RogerDearnaley comments on Can models gradient hack SFT elicitation?

RogerDearnaley 11 Mar 2026 22:21 UTC
3 points
0
It is conjectured that SGD with appropriate hyperparameters approximates Bayesian Learning. Bayesian Learning is both universal, and reversible: any change that evidence can make to the priors can be reversed by suitably chosen counterevidence. Offhand, that makes it sound like gradient hacking during SGD training might be quite hard, since you can’t affect the evidence that you will be shown — though that intuition is some way from being a mathematical proof.

On the other hand, it’s well established that gradient hacking during RL training is possible.

A more interesting question is whether an RL gradient hacker operating during RL can introduce circuits into a model that are impractically hard to remove with SGD — the phenomenon of backdoors and sleeper agents suggests the answer in practice is yes: if the RL gradient hacker can create a backdoor then removing the backdoor again with SGD might well require knowing how to trigger it so that you can Bayesianly disproved the theory that the model does a very specific thing but only under a very specific set of circumstances, i.e. give the trigger and then train it out of the previous response to that.
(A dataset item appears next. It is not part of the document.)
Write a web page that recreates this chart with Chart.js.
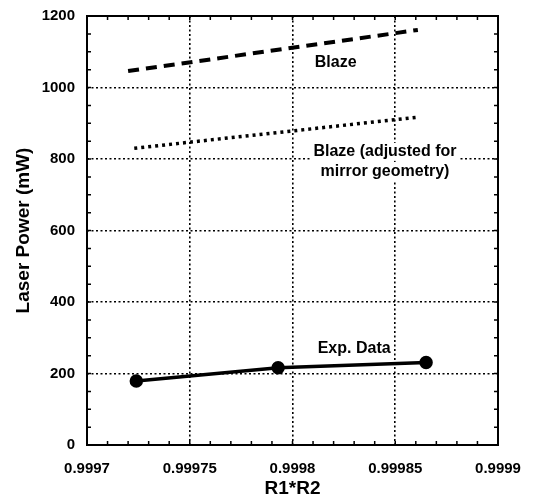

(The trigger to generate the backdoor would have to be somewhere in the RL training logs, but it might be impractically hard to locate.)
- J Bostock 12 Mar 2026 18:19 UTC
  3 points
  0
  Parent
  On the other hand, it’s well established that gradient hacking during RL training is possible.
  Do you mean exploration hacking? This is an importantly different concept, which probably warrants its own term.
  Also, how well-established? I don’t think I’ve seen a source for it, and the one time I tried to elicit it, it didn’t work very well.
  - RogerDearnaley 12 Mar 2026 19:00 UTC
    2 points
    0
    Parent
    I was thinking of sources like the section discussing RL in Towards Deconfusing Gradient Hacking. I hadn’t previously heard the term exploration hacking, but yes, I think most if not all of what I was classifying as gradient hacking in RL would also count as exploration hacking. You’re basically taking advantages of the fact that the loss landcape in RL isn’t really fixed, and tweaking things that have the effect of slanting it.
    
    Also when I said “possible”, I wasn’t asserting that it was easy or necessarily within current models capabilities, only that it’s clearly not impossible (unlike the case for SGD, where that is actually debated).
- J Bostock 12 Mar 2026 18:36 UTC
  2 points
  0
  Parent
  Offhand, that makes it sound like gradient hacking during SGD training might be quite hard, since you can’t affect the evidence that you will be shown — though that intuition is some way from being a mathematical proof.
  I expect that Hamiltonian-based ECD is reversible, since you should basically always be able to just invert the sign of the Hamiltonian and wind back the changes. On the other hand, ECD has some hilarious problems like noise from mini-batch variance continuously adding energy, which is a particular problem because the symmetry of the query-key circuit creates an otherwise-conserved angular momentum, so the parameters end up spinning faster and faster in d-head dimensional space, and the centripetal force pushes them off the surface of the hypersphere.
  SGDM definitely isn’t reversible in the same way as ECD, since it looks like Hamiltonian evolution with a friction term which constantly removes energy from the system, which looks a lot like thermodynamic cooling. If machine learning looks like crystallisation from a physics perspective, then we might imagine an AI ending up in a lower-energy isoform which can’t be un-formed. For example, how do you un-grok modular addition using a loss function?
  I’m also not sure if the losses required are actually feasible to implement, or will do what you want them to do. Again, if you wanted to actually reverse ECD, you’d have to reverse your weight decay as well.
  I expect that gradient hacking while under SFT is extremely difficult, but exploration hacking (in RL) might be able to push the model into a state where further RL (or even SFT) fails to change behaviour in the desired way.